- To do -
Start at the line that contains "Output the LaTeX", stop at the line that contains "-- (#3-21,#1+30.5) -- (#3-21,#1+15)", and repeat every line in that span, those two included, with no pictures.

- Input data -
[BEGIN]
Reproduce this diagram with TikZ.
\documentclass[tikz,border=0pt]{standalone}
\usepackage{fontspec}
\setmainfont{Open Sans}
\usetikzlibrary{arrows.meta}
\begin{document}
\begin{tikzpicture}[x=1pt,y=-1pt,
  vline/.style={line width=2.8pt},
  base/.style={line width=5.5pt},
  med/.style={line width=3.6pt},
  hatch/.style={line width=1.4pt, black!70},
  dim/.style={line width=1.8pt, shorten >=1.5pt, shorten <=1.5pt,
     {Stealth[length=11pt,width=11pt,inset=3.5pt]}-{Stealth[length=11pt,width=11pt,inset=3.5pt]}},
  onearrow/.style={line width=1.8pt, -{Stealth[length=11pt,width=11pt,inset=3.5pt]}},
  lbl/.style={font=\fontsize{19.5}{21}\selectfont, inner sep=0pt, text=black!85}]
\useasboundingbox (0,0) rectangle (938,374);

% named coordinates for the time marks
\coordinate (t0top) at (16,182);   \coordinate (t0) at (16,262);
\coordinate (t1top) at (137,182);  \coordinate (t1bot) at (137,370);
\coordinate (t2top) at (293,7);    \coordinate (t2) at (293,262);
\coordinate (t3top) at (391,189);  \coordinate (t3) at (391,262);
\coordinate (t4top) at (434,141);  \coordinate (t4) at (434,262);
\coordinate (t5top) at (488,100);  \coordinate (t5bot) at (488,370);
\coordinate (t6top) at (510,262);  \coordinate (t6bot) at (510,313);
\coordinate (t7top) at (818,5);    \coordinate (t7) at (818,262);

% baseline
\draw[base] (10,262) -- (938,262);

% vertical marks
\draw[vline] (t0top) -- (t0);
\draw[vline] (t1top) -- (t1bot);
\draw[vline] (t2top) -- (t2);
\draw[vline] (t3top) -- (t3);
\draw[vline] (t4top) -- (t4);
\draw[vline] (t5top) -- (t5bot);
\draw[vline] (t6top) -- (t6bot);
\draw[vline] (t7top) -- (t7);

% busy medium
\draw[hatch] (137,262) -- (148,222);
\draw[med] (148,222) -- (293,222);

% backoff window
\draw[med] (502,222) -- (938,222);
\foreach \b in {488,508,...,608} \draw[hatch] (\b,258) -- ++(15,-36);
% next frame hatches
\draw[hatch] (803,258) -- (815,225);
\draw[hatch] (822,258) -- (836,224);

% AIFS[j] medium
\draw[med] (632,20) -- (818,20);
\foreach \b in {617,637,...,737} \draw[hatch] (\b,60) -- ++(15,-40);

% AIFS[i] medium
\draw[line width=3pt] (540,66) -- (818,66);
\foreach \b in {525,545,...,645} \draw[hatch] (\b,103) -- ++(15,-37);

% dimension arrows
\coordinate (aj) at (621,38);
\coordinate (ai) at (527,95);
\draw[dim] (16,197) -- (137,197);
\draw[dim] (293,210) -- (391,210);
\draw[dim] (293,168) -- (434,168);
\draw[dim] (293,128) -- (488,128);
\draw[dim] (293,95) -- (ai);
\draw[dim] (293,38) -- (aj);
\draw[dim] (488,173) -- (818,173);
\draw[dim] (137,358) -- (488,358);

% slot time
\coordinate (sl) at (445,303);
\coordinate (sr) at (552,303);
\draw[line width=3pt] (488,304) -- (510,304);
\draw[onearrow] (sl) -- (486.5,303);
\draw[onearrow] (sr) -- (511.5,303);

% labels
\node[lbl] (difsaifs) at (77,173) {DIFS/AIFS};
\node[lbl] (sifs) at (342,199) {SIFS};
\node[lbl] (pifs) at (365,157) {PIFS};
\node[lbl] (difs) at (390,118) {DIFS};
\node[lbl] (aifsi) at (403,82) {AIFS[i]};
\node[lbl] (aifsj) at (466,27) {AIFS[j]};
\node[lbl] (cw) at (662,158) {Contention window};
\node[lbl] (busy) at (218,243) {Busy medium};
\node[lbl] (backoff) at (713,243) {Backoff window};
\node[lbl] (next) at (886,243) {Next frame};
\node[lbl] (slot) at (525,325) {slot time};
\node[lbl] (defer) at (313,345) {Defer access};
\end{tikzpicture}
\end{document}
[END]
[BEGIN]
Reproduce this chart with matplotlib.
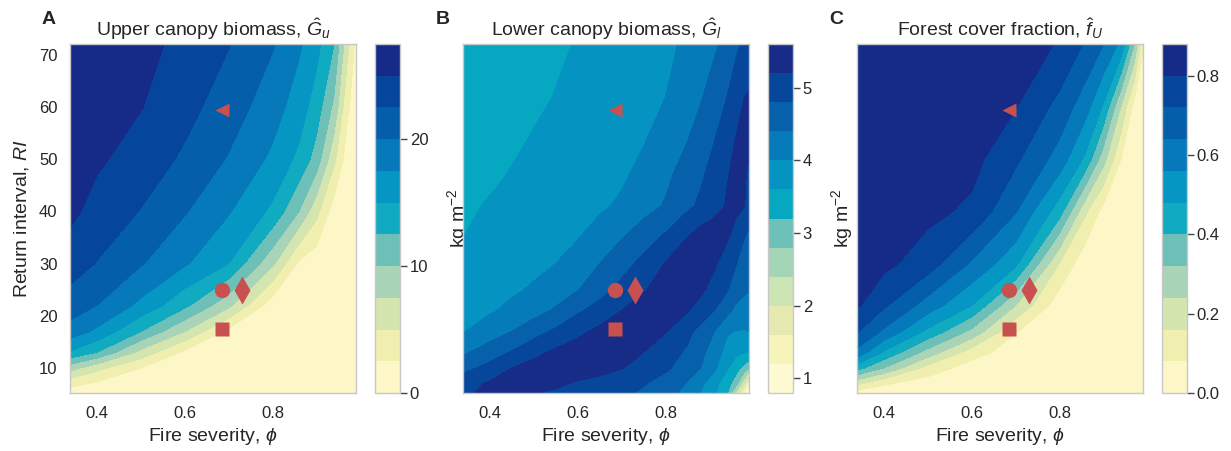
[END]
[BEGIN]
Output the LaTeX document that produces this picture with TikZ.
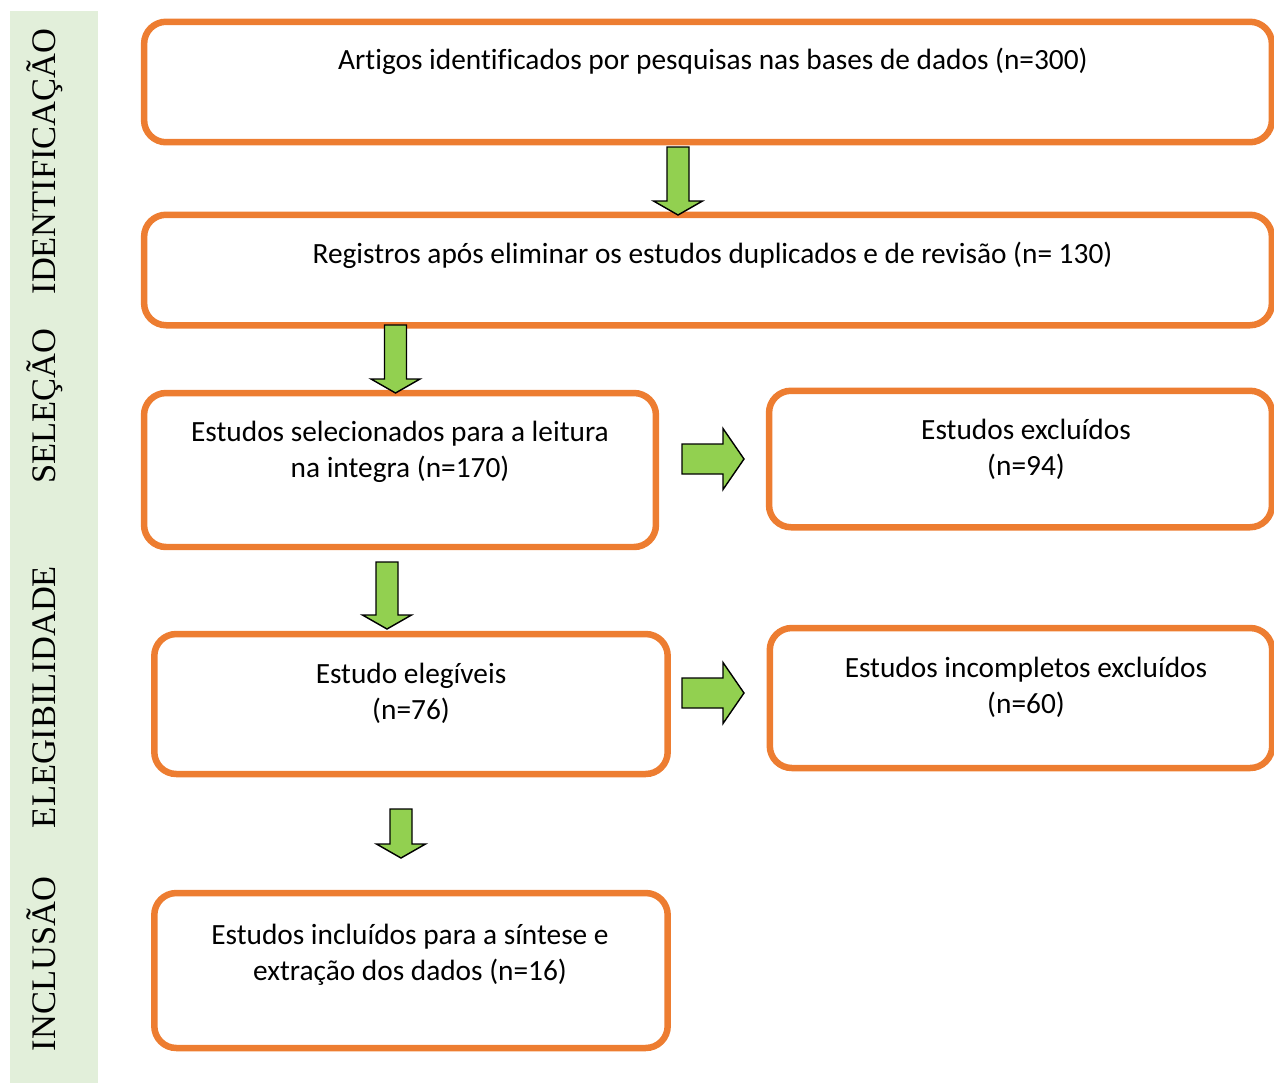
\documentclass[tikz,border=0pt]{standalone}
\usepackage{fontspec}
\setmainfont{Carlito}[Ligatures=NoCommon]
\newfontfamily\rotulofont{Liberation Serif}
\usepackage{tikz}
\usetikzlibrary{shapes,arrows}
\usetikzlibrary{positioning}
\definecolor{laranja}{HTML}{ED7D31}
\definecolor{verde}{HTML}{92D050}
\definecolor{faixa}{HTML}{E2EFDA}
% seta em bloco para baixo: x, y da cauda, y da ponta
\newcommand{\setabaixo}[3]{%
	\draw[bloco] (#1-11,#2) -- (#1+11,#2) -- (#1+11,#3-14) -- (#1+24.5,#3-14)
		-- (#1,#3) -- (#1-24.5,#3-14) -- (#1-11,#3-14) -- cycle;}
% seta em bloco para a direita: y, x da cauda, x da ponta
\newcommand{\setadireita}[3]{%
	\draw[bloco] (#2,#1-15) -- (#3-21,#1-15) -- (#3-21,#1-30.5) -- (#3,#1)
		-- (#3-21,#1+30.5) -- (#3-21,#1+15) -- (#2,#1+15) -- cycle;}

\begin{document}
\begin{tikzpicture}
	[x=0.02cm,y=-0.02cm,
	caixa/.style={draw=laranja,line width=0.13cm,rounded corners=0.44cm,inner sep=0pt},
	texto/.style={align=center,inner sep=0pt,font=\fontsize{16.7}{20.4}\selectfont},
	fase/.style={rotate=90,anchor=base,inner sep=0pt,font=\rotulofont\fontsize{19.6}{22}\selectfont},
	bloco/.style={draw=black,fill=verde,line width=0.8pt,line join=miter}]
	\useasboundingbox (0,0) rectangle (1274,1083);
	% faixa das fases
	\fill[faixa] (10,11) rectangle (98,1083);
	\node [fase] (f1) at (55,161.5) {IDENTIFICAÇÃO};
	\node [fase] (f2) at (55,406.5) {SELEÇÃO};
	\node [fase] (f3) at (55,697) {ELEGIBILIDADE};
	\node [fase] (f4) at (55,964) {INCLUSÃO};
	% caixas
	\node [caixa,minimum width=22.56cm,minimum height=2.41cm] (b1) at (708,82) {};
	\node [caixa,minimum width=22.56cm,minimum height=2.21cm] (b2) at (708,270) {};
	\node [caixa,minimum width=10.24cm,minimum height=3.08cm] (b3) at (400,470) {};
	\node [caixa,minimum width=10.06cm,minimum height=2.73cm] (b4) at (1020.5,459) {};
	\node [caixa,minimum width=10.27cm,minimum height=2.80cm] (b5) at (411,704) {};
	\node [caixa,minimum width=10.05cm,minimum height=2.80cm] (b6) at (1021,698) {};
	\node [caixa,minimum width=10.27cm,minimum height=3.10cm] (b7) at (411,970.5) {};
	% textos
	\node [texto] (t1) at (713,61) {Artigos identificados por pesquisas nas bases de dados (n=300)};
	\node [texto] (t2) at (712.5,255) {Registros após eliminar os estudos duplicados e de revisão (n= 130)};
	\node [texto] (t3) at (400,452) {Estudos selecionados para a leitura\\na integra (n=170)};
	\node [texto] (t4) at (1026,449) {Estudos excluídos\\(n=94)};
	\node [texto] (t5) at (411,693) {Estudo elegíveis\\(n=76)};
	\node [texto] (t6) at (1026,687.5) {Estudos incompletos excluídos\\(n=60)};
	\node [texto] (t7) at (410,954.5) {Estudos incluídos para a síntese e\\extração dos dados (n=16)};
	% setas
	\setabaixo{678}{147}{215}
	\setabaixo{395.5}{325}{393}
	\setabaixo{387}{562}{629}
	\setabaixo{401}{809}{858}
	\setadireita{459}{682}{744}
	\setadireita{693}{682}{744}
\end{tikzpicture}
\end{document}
[END]
- Result for this task -
Output the LaTeX document that produces this picture with TikZ.
\documentclass[tikz,border=0pt]{standalone}
\usepackage{fontspec}
\setmainfont{Carlito}[Ligatures=NoCommon]
\newfontfamily\rotulofont{Liberation Serif}
\usepackage{tikz}
\usetikzlibrary{shapes,arrows}
\usetikzlibrary{positioning}
\definecolor{laranja}{HTML}{ED7D31}
\definecolor{verde}{HTML}{92D050}
\definecolor{faixa}{HTML}{E2EFDA}
% seta em bloco para baixo: x, y da cauda, y da ponta
\newcommand{\setabaixo}[3]{%
	\draw[bloco] (#1-11,#2) -- (#1+11,#2) -- (#1+11,#3-14) -- (#1+24.5,#3-14)
		-- (#1,#3) -- (#1-24.5,#3-14) -- (#1-11,#3-14) -- cycle;}
% seta em bloco para a direita: y, x da cauda, x da ponta
\newcommand{\setadireita}[3]{%
	\draw[bloco] (#2,#1-15) -- (#3-21,#1-15) -- (#3-21,#1-30.5) -- (#3,#1)
		-- (#3-21,#1+30.5) -- (#3-21,#1+15) -- (#2,#1+15) -- cycle;}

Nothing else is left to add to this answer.